» **Task statement**
Look through the data and write out every line with the word "this" in it.
<<<<
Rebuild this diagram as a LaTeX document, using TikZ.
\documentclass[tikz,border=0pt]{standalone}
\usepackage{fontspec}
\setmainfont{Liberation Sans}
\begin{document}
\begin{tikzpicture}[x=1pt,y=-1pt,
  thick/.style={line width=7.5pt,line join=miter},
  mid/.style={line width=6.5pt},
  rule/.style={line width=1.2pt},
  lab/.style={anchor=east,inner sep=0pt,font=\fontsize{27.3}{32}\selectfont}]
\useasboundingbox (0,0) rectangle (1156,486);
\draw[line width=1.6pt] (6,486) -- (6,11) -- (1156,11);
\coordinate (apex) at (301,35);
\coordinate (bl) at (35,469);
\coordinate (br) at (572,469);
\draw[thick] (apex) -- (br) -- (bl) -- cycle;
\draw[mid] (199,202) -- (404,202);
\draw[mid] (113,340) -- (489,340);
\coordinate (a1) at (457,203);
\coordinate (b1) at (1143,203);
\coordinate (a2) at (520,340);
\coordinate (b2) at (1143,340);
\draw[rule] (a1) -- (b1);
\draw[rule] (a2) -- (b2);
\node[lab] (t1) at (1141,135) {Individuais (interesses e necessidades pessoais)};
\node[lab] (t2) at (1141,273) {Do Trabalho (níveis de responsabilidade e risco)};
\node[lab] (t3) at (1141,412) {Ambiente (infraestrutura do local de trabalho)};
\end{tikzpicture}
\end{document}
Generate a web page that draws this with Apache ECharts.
>>>>
» **Written answer**
Rebuild this diagram as a LaTeX document, using TikZ.
Generate a web page that draws this with Apache ECharts.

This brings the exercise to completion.